Fifteen years ago developer Robert E. Simon came to Washington with a vision of a suburban Utopia. Reston, he said, would be a self-contained "new town" that would defy all the shibboleths of contemporary American life.

So it was. Reston prospered 25 miles from Washington with a mix of condominiums and apartments, businesses and homes, blacks and whites, rich and poor. Reston, as its original settlers used to brag, had it all.

All, it turned out, but the ability to decide its own destiny.

"It was envisioned as an integrated unit, but there was no internal cohesive force to hold it together," says John T. Morris, an attorney who has lived in unincorporated Reston for eight years. ". . . If we don't do something soon, we'll become just another subdivision of Fairfax County. Reston will tend to lose the identity that it's had."

On Nov. 4, Reston's 35,000 citizens will get a chance to approve what Simon, Morris and many others see as the culmination of the original master plan: the designation of Reston as a town under Virginia law, complete with a mayor and town council.

The dream of participatory democracy in Reston is running up against some tough opposition on several fronts, as at least four community groups organize to speak out on the subject.

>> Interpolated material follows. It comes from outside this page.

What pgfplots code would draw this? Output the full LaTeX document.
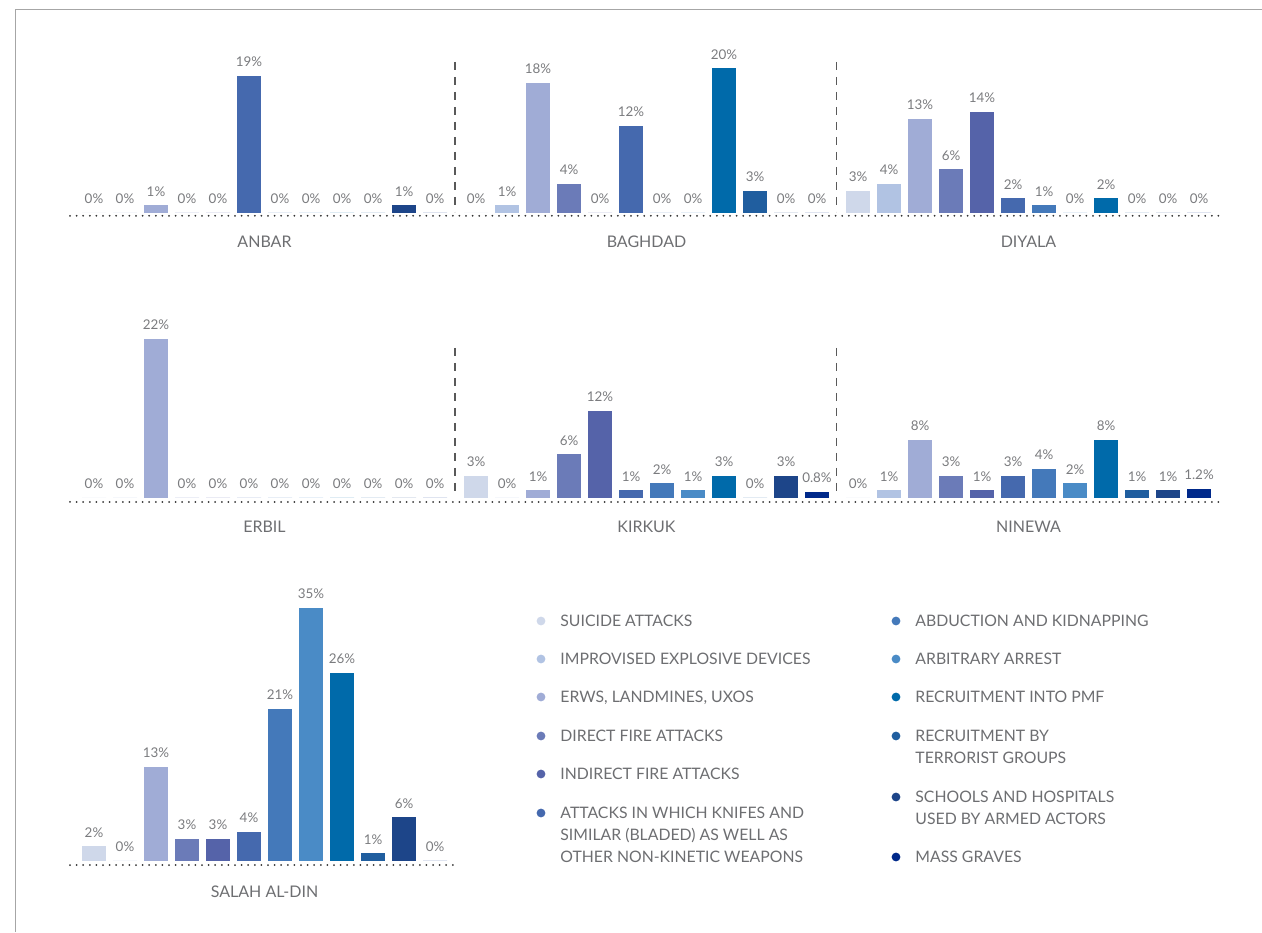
\documentclass[border=0pt]{standalone}
\usepackage{pgfplots}
\pgfplotsset{compat=1.18}
\usepackage{pgfplotstable}
\usepackage{fontspec}
\setmainfont{Lato}

\definecolor{c1}{HTML}{CFD8EA}
\definecolor{c2}{HTML}{B1C3E3}
\definecolor{c3}{HTML}{A0ACD6}
\definecolor{c4}{HTML}{6B7BB8}
\definecolor{c5}{HTML}{5563A9}
\definecolor{c6}{HTML}{4569AE}
\definecolor{c7}{HTML}{4479BA}
\definecolor{c8}{HTML}{4A8BC6}
\definecolor{c9}{HTML}{006AAA}
\definecolor{c10}{HTML}{205E9F}
\definecolor{c11}{HTML}{1D4589}
\definecolor{c12}{HTML}{00298A}
\definecolor{txt}{HTML}{6D6E71}
\definecolor{lbl}{HTML}{7A7B7E}

% share (%) of each violation type, by governorate
\pgfplotstableread{
id anbar baghdad diyala erbil kirkuk ninewa salah
1  0  0  3  0  3   0   2
2  0  1  4  0  0   1   0
3  1  18 13 22 1   8   13
4  0  4  6  0  6   3   3
5  0  0  14 0  12  1   3
6  19 12 2  0  1   3   4
7  0  0  1  0  2   4   21
8  0  0  0  0  1   2   35
9  0  20 2  0  3   8   26
10 0  3  0  0  0   1   1
11 1  0  0  0  3   1   6
12 0  0  0  0  0.8 1.2 0
}\data

\pgfplotsset{panel/.style={
    ybar, bar width=12pt,
    x=15.5pt, y=3.61pt,
    xmin=0.5, xmax=12.5, ymin=0, ymax=36,
    hide axis, clip=false, anchor=south west,
    /pgf/number format/assume math mode=true,
    nodes near coords={\pgfmathprintnumber{\pgfplotspointmeta}\%},
    every node near coord/.append style={font=\fontsize{6.7}{8}\selectfont, text=lbl, yshift=1pt},
}}

\newcommand{\panel}[2]{%
\begin{axis}[panel, at={#1}]
\pgfplotsinvokeforeach{1,...,12}{\addplot[fill=c##1, draw=none, bar shift=0pt,
  restrict x to domain=##1:##1.9] table[x=id, y=#2] {\data};}
\end{axis}}

% #1 x, #2 y of dot, #3 colour, #4 baseline of last text line, #5 text
\newcommand{\legitem}[5]{%
\fill[#3] (#1-9.5pt,#2) circle (2.2pt);
\node[anchor=base west, inner sep=0pt, align=left, text=txt,
  font=\fontsize{7.9}{11}\selectfont] at (#1,#4) {#5};}

\begin{document}
\begin{tikzpicture}
\path[use as bounding box] (0,0) rectangle (631pt,466pt);
\draw[gray!70, line width=0.5pt] (7.5pt,0) -- (7.5pt,461pt) -- (631pt,461pt);

\panel{(39.25pt,359.65pt)}{anbar}
\panel{(230.25pt,359.65pt)}{baghdad}
\panel{(421.25pt,359.65pt)}{diyala}
\panel{(39.25pt,217.15pt)}{erbil}
\panel{(230.25pt,217.15pt)}{kirkuk}
\panel{(421.25pt,217.15pt)}{ninewa}
\panel{(39.25pt,35.65pt)}{salah}

% baselines and separators
\begin{scope}[black!80, line width=1pt, line cap=round, dash pattern=on 0pt off 3.3pt]
\draw (35pt,358.1pt) -- (611.5pt,358.1pt);
\draw (35pt,215pt) -- (611.5pt,215pt);
\draw (35pt,33.5pt) -- (228.5pt,33.5pt);
\end{scope}
\begin{scope}[black!65, line width=0.8pt, dash pattern=on 3.8pt off 3.7pt]
\draw (227.5pt,435pt) -- (227.5pt,360pt);
\draw (418.25pt,435pt) -- (418.25pt,360pt);
\draw (227.5pt,292pt) -- (227.5pt,217.5pt);
\draw (418.25pt,292pt) -- (418.25pt,217.5pt);
\end{scope}

\begin{scope}[every node/.style={text=txt, font=\fontsize{8}{10}\selectfont}]
\node at (132.25pt,345pt) {ANBAR};
\node at (323.25pt,345pt) {BAGHDAD};
\node at (514.25pt,345pt) {DIYALA};
\node at (132.25pt,202.5pt) {ERBIL};
\node at (323.25pt,202.5pt) {KIRKUK};
\node at (514.25pt,202.5pt) {NINEWA};
\node at (132.25pt,20pt) {SALAH AL-DIN};
\end{scope}

\legitem{280pt}{155.5pt}{c1}{152.7pt}{SUICIDE ATTACKS}
\legitem{280pt}{136.5pt}{c2}{133.7pt}{IMPROVISED EXPLOSIVE DEVICES}
\legitem{280pt}{117.5pt}{c3}{114.7pt}{ERWS, LANDMINES, UXOS}
\legitem{280pt}{98pt}{c4}{95.2pt}{DIRECT FIRE ATTACKS}
\legitem{280pt}{79pt}{c5}{76.2pt}{INDIRECT FIRE ATTACKS}
\legitem{280pt}{59.5pt}{c6}{34.7pt}{ATTACKS IN WHICH KNIFES AND\\SIMILAR (BLADED) AS WELL AS\\OTHER NON-KINETIC WEAPONS}
\legitem{457.5pt}{155.5pt}{c7}{152.7pt}{ABDUCTION AND KIDNAPPING}
\legitem{457.5pt}{136.5pt}{c8}{133.7pt}{ARBITRARY ARREST}
\legitem{457.5pt}{117.5pt}{c9}{114.7pt}{RECRUITMENT INTO PMF}
\legitem{457.5pt}{98pt}{c10}{84.2pt}{RECRUITMENT BY\\TERRORIST GROUPS}
\legitem{457.5pt}{67.5pt}{c11}{53.7pt}{SCHOOLS AND HOSPITALS\\USED BY ARMED ACTORS}
\legitem{457.5pt}{37.5pt}{c12}{34.7pt}{MASS GRAVES}
\end{tikzpicture}
\end{document}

Some say the proposal would give the community too much government; some say it would not give it enough government; and some say it would cost too much at a time when inflation-weary taxpayers are disinclined to pay. In a straw poll by a local newspaper last week, opponents of "limited town status" outnumbered its backers by a 2-to-1 margin.

"The county already takes more out of Reston than it gives back and this document would milk us even more," says Lu Arbelaez, spokeswoman for Citizens Organized against Limited Town Status (COLTS). Arbelaez's opposition to the proposal, which would set limits on Reston's powers and forbid it ever to seek city status, centers on the argument that the community some day will want to establish a government with the clout of a city.

That idea does not sit well with Fairfax County Supervisor Martha V. Pennino, who represents the area that includes Reston and favors the town status measure. Pennino, who helped win approval from Fairfax supervisors and Virginia legislators for the proposal, says neither group is likely to give Reston voters another chance if they refuse this one.

"It's really now or never," says Pennino, adding that she believes any attempt to gain more power would amount to political suicide. Pennino says limited city status "is the most we can get without going to a countywide referendum," which she believes would be certain to fail.

Under the plan outlined on next week's ballot, Reston would be permitted to elect a mayor and council, tax real estate and personal property and establish a public transportation system within Reston. But it would be unable to shake county control of its schools, water or sewage treatment facilities, and would be forced to ask the permission of county officials if it wanted to borrow money, regulate streets and control land use.

Regardless of the outcome of the referendum, Fairfax still will be required under state law to assure Reston's residents of the same level of service other county residents receive.

Reston currently is served by a confusing jumble of sources, a situation that persists from the days when Reston's developers set up caretaker organizations to aid county, state and federal governments in overseeing the community.

One of those caretakers, the Reston Home Owners' Association, now is saying publicly that it neither favors nor opposes town status, but that it will not surrender to any town government the 660 acres of common land, 12 swimming pools, and other recreational facilities that have been deeded to it by the community's current developer, a subsidiary of the Mobil Oil Co. All Reston homeowners are required to belong to RHOA, and pay an annual fee of $90.

Judi Ushio, RHOA's president, admits the association's position on the matter represents a move to protect the investment of the developer, which still maintains a majority on RHOA's board.

"If a town starts taking over these assets, then the developer has a very serious problem about how they're going to be maintained," she says. "You don't have any control in the way things are taken care of."

Adding to the confusion is the fact that no one is exactly sure what services a town government conceivably could add, or what such services would cost. Proponents of town status say the measure would add only $7 to the annual tax bill of a home assessed at $100,000, but opponents are saying the additional levy would be closer to $300.

For Supervisor Pennino, such considerations are not really the main issue.

"There's something about being a town that gives people a feeling that the town belongs to them," she says. "They're more influential in the decision-making process. If they want to do that, I can't see any reason to stop them. Can you?"